United States Securities and Exchange Commission
Division of Corporation Finance
Office of Trade & Services
100 F Street, N.E.
Washington, DC 20549
Attn: Rucha Pandit and Lilyanna Peyser

VIA EDGAR
 
Re:     Digital Media Solutions, Inc.
Registration Statement on Form S-3
Filed May 1, 2023
File No. 333-271563
 
Ladies and Gentlemen:
 
This letter sets forth responses of Digital Media Solutions, Inc. (the “Company” or “we”) to the comments of the staff of the Division of Corporation Finance (the “Staff”) of the U.S. Securities and Exchange Commission (the “Commission”) set forth in your letter dated June 23, 2023, with respect to the Company’s Registration Statement on Form S-3 filed with the Commission on May 1, 2023 (the “Form S-3”).

The text of the Staff’s comment has been included in this letter for your convenience, and the Company’s response to the comment has been provided immediately thereafter.
 
Registration Statement on Form S-3

Response Submitted June 2, 2023, page 1

1. We note your response to the comment, including your representation that the “shareholder approval referenced in the Preliminary Information Statement and Definitive Information Statement relates solely to provisions in the Certificate of Designations governing the Preferred Stock and in the Warrants that prohibit the Selling Shareholders from converting into or exercising for a number of shares of Class A Common Stock in excess of amounts permitted under NYSE rules and regulations absent shareholder approval.” However, you state in “Reasons for Approval of the Issuance” on page 4 of the information statement, which you refer to in your response, that “stockholders holding a majority of the outstanding voting power of the Company must approve the Issuance because the number of shares of Class A Common Stock issuable upon conversion of the shares of Preferred Stock and exercise of Warrants issued pursuant to the SPA would exceed” the thresholds under the NYSE rules; in this regard we note that “Issuance” includes the issuance of the Preferred Stock and Warrants.
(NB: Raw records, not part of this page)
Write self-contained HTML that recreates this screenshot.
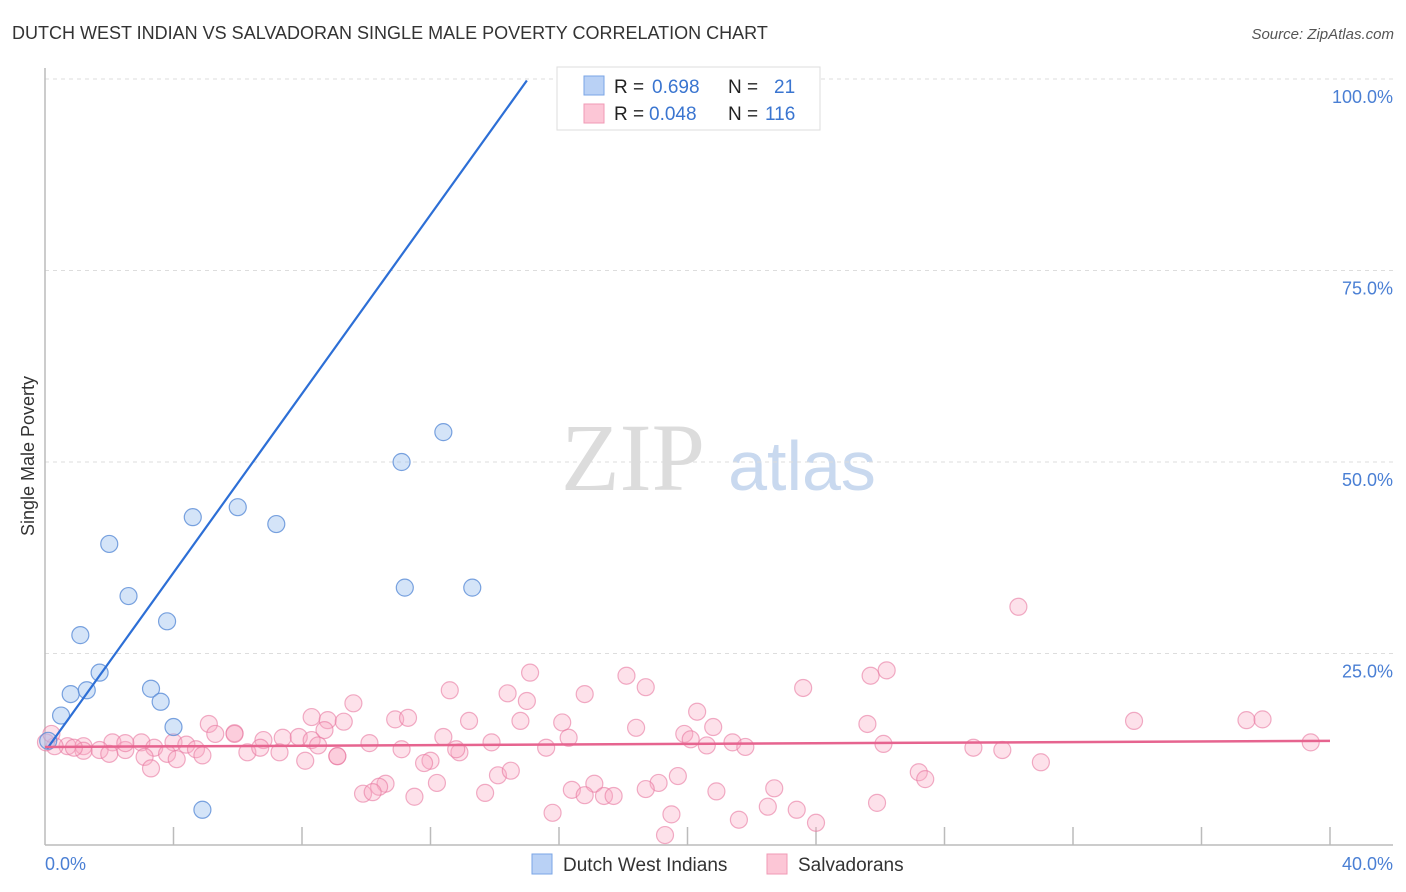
<!DOCTYPE html>
<html><head><meta charset="utf-8">
<style>
body{margin:0;background:#fff;font-family:"Liberation Sans",sans-serif;}
svg{display:block}
</style></head>
<body>
<svg id="chart" width="1406" height="892" viewBox="0 0 1406 892" xmlns="http://www.w3.org/2000/svg">
<text x="12" y="39" font-size="18" fill="#333">DUTCH WEST INDIAN VS SALVADORAN SINGLE MALE POVERTY CORRELATION CHART</text>
<text x="1394" y="39" font-size="15" fill="#555" font-style="italic" text-anchor="end">Source: ZipAtlas.com</text>
<g>
<text x="633" y="490" font-size="96" fill="#dcdcdc" font-family="Liberation Serif,serif" text-anchor="middle">ZIP</text>
<text x="802" y="490" font-size="70" fill="#c9d9ef" text-anchor="middle">atlas</text>
</g>
<g id="grid"></g>
<g id="axes"></g>
<text transform="translate(34,456) rotate(-90)" font-size="18" fill="#333" text-anchor="middle">Single Male Poverty</text>
<text x="45" y="870" font-size="18" fill="#4a7fd4">0.0%</text>
<text x="1393" y="870" font-size="18" fill="#4a7fd4" text-anchor="end">40.0%</text>
<g id="pinkPts"></g>
<g id="bluePts"></g>
<g id="lines"></g>
<g>
<rect x="557" y="67" width="263" height="63" fill="#fff" stroke="#ddd"/>
<rect x="584" y="76" width="20" height="19" fill="#b9d1f5" stroke="#7aa5e6"/>
<rect x="584" y="104" width="20" height="19" fill="#fcc6d6" stroke="#f09ab5"/>
<text x="614" y="93" font-size="19" fill="#222">R = <tspan fill="#3a75d0" x="652">0.698</tspan><tspan x="728">N = </tspan><tspan fill="#3a75d0" x="774">21</tspan></text>
<text x="614" y="120" font-size="19" fill="#222">R = <tspan fill="#3a75d0" x="649">0.048</tspan><tspan x="728">N = </tspan><tspan fill="#3a75d0" x="765">116</tspan></text>
</g>
<g>
<rect x="532" y="854" width="20" height="20" fill="#b9d1f5" stroke="#7aa5e6"/>
<text x="563" y="871" font-size="19" fill="#333">Dutch West Indians</text>
<rect x="767" y="854" width="20" height="20" fill="#fcc6d6" stroke="#f09ab5"/>
<text x="798" y="871" font-size="19" fill="#333">Salvadorans</text>
</g>
</svg>
<script>
const yTicks=[25,50,75,100];
const yTickLabels=["25.0%","50.0%","75.0%","100.0%"];
const xTicks=[0,4,8,12,16,20,24,28,32,36,40];
const blueX=[20.9,12.4,11.1,6.0,4.6,7.2,2.0,11.2,13.3,2.6,3.8,1.1,1.7,0.8,1.3,3.3,3.6,0.5,4.0,0.1,4.9];
const blueY=[100,53.9,50.0,44.1,42.8,41.9,39.3,33.6,33.6,32.5,29.2,27.4,22.5,19.7,20.2,20.4,18.7,16.9,15.4,13.6,4.6];
const pinkX=[30.3,26.2,25.7,15.1,18.1,18.7,12.6,14.4,16.8,23.6,15.0,9.6,20.3,8.3,8.8,33.9,37.4,37.9,13.2,10.9,11.3,16.1,14.8,25.6,18.4,5.1,9.3,8.7,20.8,12.4,16.3,19.9,20.1,5.9,6.8,7.4,7.9,5.9,8.3,10.1,13.9,15.6,11.1,20.6,21.4,21.8,26.1,28.9,29.8,39.4,12.9,12.8,2.1,3.0,4.0,3.4,2.5,1.7,1.2,0.7,0.3,0.03,0.2,4.4,4.7,5.3,6.3,6.7,7.3,8.5,9.1,12.0,11.8,3.8,3.1,2.0,1.2,0.9,2.5,4.9,4.1,3.3,8.1,9.1,31.0,27.2,27.4,14.1,14.5,19.7,10.6,10.4,12.2,9.9,10.2,17.1,16.4,19.1,18.7,20.9,22.7,17.4,17.7,11.5,13.7,16.8,25.9,22.5,23.4,15.8,19.5,21.6,24.0,19.3];
const pinkY=[31.1,22.8,22.1,22.5,22.1,20.6,20.2,19.8,19.7,20.5,18.8,18.5,17.4,16.7,16.3,16.2,16.3,16.4,16.2,16.4,16.6,16.0,16.2,15.8,15.3,15.8,16.1,15.0,15.4,14.1,14.0,14.5,13.8,14.6,13.7,14.0,14.1,14.5,13.7,13.3,13.4,12.7,12.5,13.0,13.4,12.8,13.2,12.7,12.4,13.4,12.1,12.5,13.4,13.4,13.4,12.7,12.4,12.4,12.9,12.9,12.9,13.4,14.5,13.1,12.5,14.5,12.1,12.7,12.1,13.0,11.6,11.0,10.7,11.9,11.5,11.9,12.3,12.7,13.3,11.7,11.2,10.0,11.0,11.6,10.8,9.5,8.6,9.1,9.7,9.0,8.0,7.6,8.1,6.7,6.9,8.0,7.2,8.1,7.3,7.0,7.4,6.4,6.4,6.3,6.8,6.5,5.5,5.0,4.6,4.2,4.0,3.3,2.9,1.3];
const blueFit=[0.07,12.6,15.0,99.8];
const pinkFit=[0,12.8,40,13.6];
const NS="http://www.w3.org/2000/svg";
const X0=45,X1=1330,Y0=845,Y100=79;
function sx(v){return X0+(X1-X0)*v/40;}
function sy(v){return Y0-(Y0-Y100)*v/100;}
function mk(tag,attrs,parent){const e=document.createElementNS(NS,tag);for(const k in attrs)e.setAttribute(k,attrs[k]);parent.appendChild(e);return e;}
const grid=document.getElementById('grid');
yTicks.forEach((t,i)=>{
 const l=mk('line',{x1:45,x2:1393,y1:sy(t),y2:sy(t),stroke:'#ddd','stroke-dasharray':'4,4'},grid);
 
 
 const tx=mk('text',{x:1393,y:sy(t)+24,'font-size':18,fill:'#4a7fd4','text-anchor':'end'},grid);
 tx.textContent=yTickLabels[i];
 
 
});
const axes=document.getElementById('axes');
const ya=mk('line',{x1:45,x2:45,y1:68,y2:845,stroke:'#bbb','stroke-width':1.5},axes);


const xa=mk('line',{x1:45,x2:1393,y1:845,y2:845,stroke:'#bbb','stroke-width':1.5},axes);


xTicks.slice(1).forEach(t=>{
 const tk=mk('line',{x1:sx(t),x2:sx(t),y1:827,y2:845,stroke:'#bbb','stroke-width':1.5},axes);
 
 
});
const pg=document.getElementById('pinkPts');
pinkX.forEach((x,i)=>{
 const c=mk('circle',{cx:sx(x),cy:sy(pinkY[i]),r:8.5,fill:'rgba(248,170,195,0.35)',stroke:'rgba(232,120,160,0.6)','stroke-width':1.2},pg);
 
 
});
const bg=document.getElementById('bluePts');
blueX.forEach((x,i)=>{
 const c=mk('circle',{cx:sx(x),cy:sy(blueY[i]),r:8.5,fill:'rgba(160,195,240,0.45)',stroke:'rgba(90,140,215,0.8)','stroke-width':1.2},bg);
 
 
});
const lg=document.getElementById('lines');
const bl=mk('line',{x1:sx(blueFit[0]),y1:sy(blueFit[1]),x2:sx(blueFit[2]),y2:sy(blueFit[3]),stroke:'#2d6fd6','stroke-width':2.2},lg);


const pl=mk('line',{x1:sx(pinkFit[0]),y1:sy(pinkFit[1]),x2:sx(pinkFit[2]),y2:sy(pinkFit[3]),stroke:'#e6648f','stroke-width':2.5},lg);


</script>
</body></html>
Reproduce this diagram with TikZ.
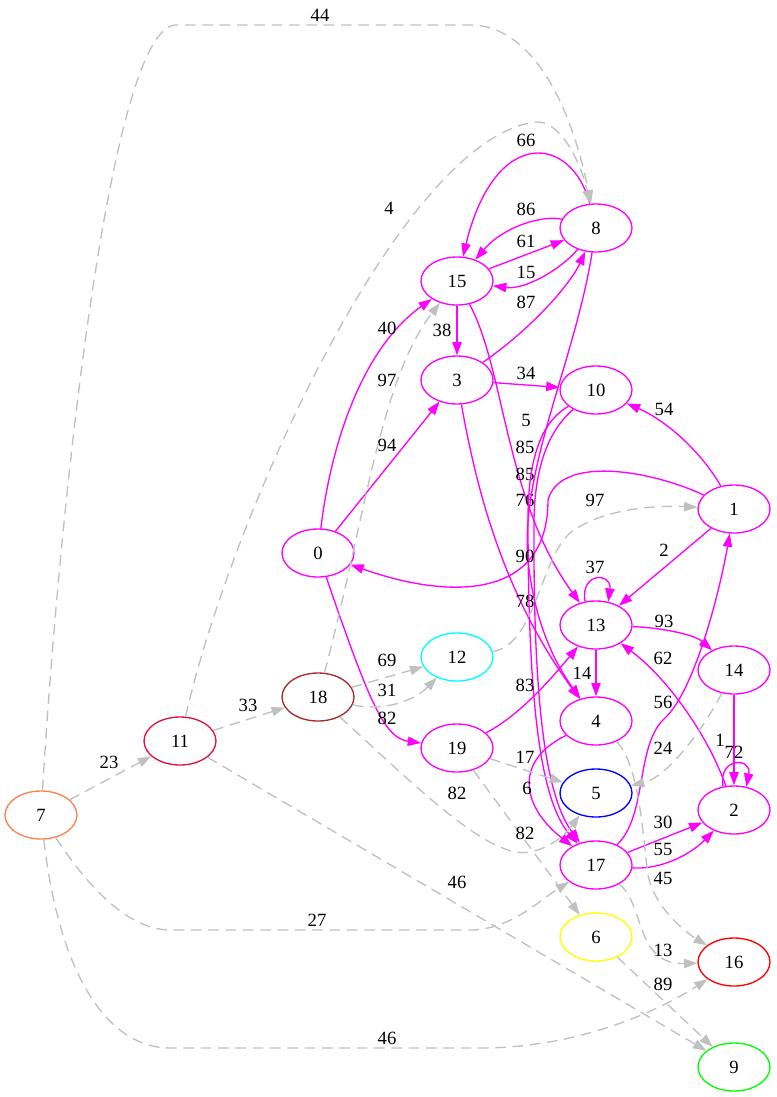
\documentclass[tikz,border=0pt]{standalone}
\usepackage{fontspec}
\setmainfont{Liberation Serif}
\usepackage{tikz}
\usetikzlibrary{shapes.geometric, arrows.meta}

\definecolor{mgt}{HTML}{FF00FF}
\definecolor{lgray}{HTML}{C0C0C0}
\definecolor{coralc}{HTML}{FF7F50}
\definecolor{crimsonc}{HTML}{DC143C}
\definecolor{brownc}{HTML}{A52A2A}
\definecolor{cyanc}{HTML}{00FFFF}
\definecolor{bluec}{HTML}{0000FF}
\definecolor{yellowc}{HTML}{FFFF00}
\definecolor{redc}{HTML}{FF0000}
\definecolor{greenc}{HTML}{00FF00}

\tikzset{
  vtx/.style={ellipse, draw=mgt, line width=1pt, minimum width=54pt,
    minimum height=36pt, inner sep=0pt, font=\fontsize{14}{16}\selectfont},
  lbl/.style={inner sep=0pt, font=\fontsize{14}{16}\selectfont},
  me/.style={draw=mgt, line width=1pt, -{Triangle[length=10pt,width=7pt]}},
  ge/.style={draw=lgray, line width=1pt, dash pattern=on 8pt off 5pt,
    -{Triangle[length=10pt,width=7pt]}}
}

\begin{document}
\begin{tikzpicture}[x=0.75pt, y=-0.75pt]
        % Fix the canvas to the size of the drawing
        \useasboundingbox (0,0) rectangle (776,1097);

        % Place the vertices
        \node[vtx] (n15) at (457,281) {15};
        \node[vtx] (n8) at (596,228) {8};
        \node[vtx] (n3) at (457,380) {3};
        \node[vtx] (n10) at (596,390) {10};
        \node[vtx] (n1) at (734,509) {1};
        \node[vtx] (n0) at (318,553) {0};
        \node[vtx] (n13) at (596,625) {13};
        \node[vtx, draw=cyanc] (n12) at (457,657) {12};
        \node[vtx] (n14) at (734,670) {14};
        \node[vtx, draw=brownc] (n18) at (318,697) {18};
        \node[vtx] (n4) at (596,721) {4};
        \node[vtx, draw=crimsonc] (n11) at (180,741) {11};
        \node[vtx] (n19) at (457,748) {19};
        \node[vtx, draw=bluec] (n5) at (596,793) {5};
        \node[vtx] (n2) at (734,810) {2};
        \node[vtx, draw=coralc] (n7) at (41,815) {7};
        \node[vtx] (n17) at (596,865) {17};
        \node[vtx, draw=yellowc] (n6) at (596,937) {6};
        \node[vtx, draw=redc] (n16) at (734,962) {16};
        \node[vtx, draw=greenc] (n9) at (734,1067) {9};

        % Solid edges
        \draw[me] (n0) .. controls (330,450) and (360,350) .. (n15) node[lbl] (w0-15) at (387,328) {40};
        \draw[me] (n0) -- (n3) node[lbl] (w0-3) at (387,445) {94};
        \draw[me] (n0) .. controls (370,705) and (385,738) .. (n19) node[lbl] (w0-19) at (387,718) {82};
        \draw[me] (n15) -- (n3) node[lbl] (w15-3) at (442,330) {38};
        \draw[me] (n15) -- (n8) node[lbl] (w15-8) at (526,241) {61};
        \draw[me] (n8) .. controls (545,215) and (505,225) .. (n15) node[lbl] (w8-15a) at (526,209) {86};
        \draw[me] (n8) .. controls (560,270) and (525,290) .. (n15) node[lbl] (w8-15b) at (526,272) {15};
        \draw[me] (n8) .. controls (572,135) and (495,125) .. (n15) node[lbl] (w8-15c) at (526,140) {66};
        \draw[me] (n3) .. controls (530,330) and (570,285) .. (n8) node[lbl] (w3-8) at (526,302) {87};
        \draw[me] (n3) -- (n10) node[lbl] (w3-10) at (526,373) {34};
        \draw[me] (n3) .. controls (475,480) and (500,590) .. (n4) node[lbl] (w3-4) at (525,601) {78};
        \draw[me] (n15) .. controls (505,370) and (505,500) .. (n13) node[lbl] (w15-13) at (525,500) {76};
        \draw[me] (n8) .. controls (575,360) and (520,470) .. (528,560) .. controls (535,630) and (560,670) .. (n4) node[lbl] (w8-4) at (525,474) {85};
        \draw[me] (n10) .. controls (545,420) and (528,450) .. (528,520) .. controls (528,700) and (540,800) .. (n17) node[lbl] (w10-17a) at (526,420) {5};
        \draw[me] (n10) .. controls (555,425) and (535,455) .. (534,520) .. controls (533,700) and (545,795) .. (n17) node[lbl] (w10-17b) at (525,447) {85};
        \draw[me] (n1) .. controls (700,450) and (665,420) .. (n10) node[lbl] (w1-10) at (664,409) {54};
        \draw[me] (n1) .. controls (650,470) and (560,455) .. (548,500) .. controls (548,600) and (450,600) .. (n0) node[lbl] (w1-0) at (525,556) {90};
        \draw[me] (n1) -- (n13) node[lbl] (w1-13) at (664,550) {2};
        \draw[me] (n13.115) .. controls (580,572) and (612,572) .. (n13.62) node[lbl] (w13-13) at (595,567) {37};
        \draw[me] (n13) .. controls (665,628) and (695,635) .. (n14) node[lbl] (w13-14) at (664,621) {93};
        \draw[me] (n13) -- (n4) node[lbl] (w13-4) at (582,673) {14};
        \draw[me] (n2) .. controls (710,740) and (670,680) .. (n13) node[lbl] (w2-13) at (663,658) {62};
        \draw[me] (n17) .. controls (648,815) and (635,745) .. (665,718) .. controls (695,690) and (720,590) .. (n1) node[lbl] (w17-1) at (663,702) {56};
        \draw[me] (n19) .. controls (520,715) and (550,680) .. (n13) node[lbl] (w19-13) at (525,685) {83};
        \draw[me] (n14) -- (n2) node[lbl] (w14-2) at (720,740) {1};
        \draw[me] (n2.115) .. controls (718,757) and (752,757) .. (n2.62) node[lbl] (w2-2) at (734,752) {72};
        \draw[me] (n17) -- (n2) node[lbl] (w17-2a) at (663,822) {30};
        \draw[me] (n17) .. controls (660,870) and (690,855) .. (n2) node[lbl] (w17-2b) at (663,849) {55};
        \draw[me] (n4) .. controls (515,760) and (520,805) .. (n17) node[lbl] (w4-17) at (527,788) {6};

        % Dashed edges
        \draw[ge] (n7) .. controls (60,500) and (110,30) .. (175,25) -- (470,25) .. controls (530,25) and (570,100) .. (n8) node[lbl] (w7-8) at (320,15) {44};
        \draw[ge] (n11) .. controls (230,520) and (400,140) .. (535,122) .. controls (560,120) and (580,160) .. (n8) node[lbl] (w11-8) at (389,208) {4};
        \draw[ge] (n7) -- (n11) node[lbl] (w7-11) at (109,762) {23};
        \draw[ge] (n11) -- (n18) node[lbl] (w11-18) at (248,705) {33};
        \draw[ge] (n18) -- (n12) node[lbl] (w18-12a) at (387,660) {69};
        \draw[ge] (n18) .. controls (385,712) and (415,700) .. (n12) node[lbl] (w18-12b) at (387,690) {31};
        \draw[ge] (n18) .. controls (365,520) and (380,380) .. (n15) node[lbl] (w18-15) at (387,380) {97};
        \draw[ge] (n12) .. controls (535,645) and (540,560) .. (570,533) .. controls (600,510) and (650,505) .. (n1) node[lbl] (w12-1) at (595,500) {97};
        \draw[ge] (n18) .. controls (420,790) and (490,860) .. (530,852) .. controls (550,848) and (565,835) .. (n5) node[lbl] (w18-5) at (457,793) {82};
        \draw[ge] (n19) -- (n5) node[lbl] (w19-5) at (525,757) {17};
        \draw[ge] (n19) -- (n6) node[lbl] (w19-6) at (525,833) {82};
        \draw[ge] (n14) .. controls (700,735) and (665,778) .. (n5) node[lbl] (w14-5) at (663,748) {24};
        \draw[ge] (n4) .. controls (640,765) and (643,840) .. (648,875) .. controls (655,910) and (690,935) .. (n16) node[lbl] (w4-16) at (663,878) {45};
        \draw[ge] (n17) .. controls (645,905) and (635,965) .. (n16) node[lbl] (w17-16) at (663,950) {13};
        \draw[ge] (n6) -- (n9) node[lbl] (w6-9) at (663,984) {89};
        \draw[ge] (n11) -- (n9) node[lbl] (w11-9) at (457,882) {46};
        \draw[ge] (n7) .. controls (90,890) and (130,930) .. (170,930) -- (470,930) .. controls (510,930) and (540,900) .. (n17) node[lbl] (w7-17) at (317,920) {27};
        \draw[ge] (n7) .. controls (60,980) and (110,1048) .. (170,1048) -- (480,1048) .. controls (580,1048) and (660,1010) .. (n16) node[lbl] (w7-16) at (387,1038) {46};
\end{tikzpicture}
\end{document}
In both cases, the quoted language above appears to reference Rule 312.03 of the NYSE Listed Company Manual, which requires “shareholder approval. . . prior to the issuance of common stock, or of securities convertible into or exercisable for common stock, in any transaction or series of related transactions if. . . the common stock has, or will upon issuance, voting power equal to or in excess of 20 percent of the voting power outstanding before the issuance of such stock or of securities convertible into or exercisable for common stock” (emphasis added). It therefore appears that, per the NYSE rules you were required to, and per the disclosure in your information statement you intended to, seek shareholder approval of the issuance of the convertible securities. It further appears that the certificates of designation require you to obtain the shareholder approval already required by the NYSE rules.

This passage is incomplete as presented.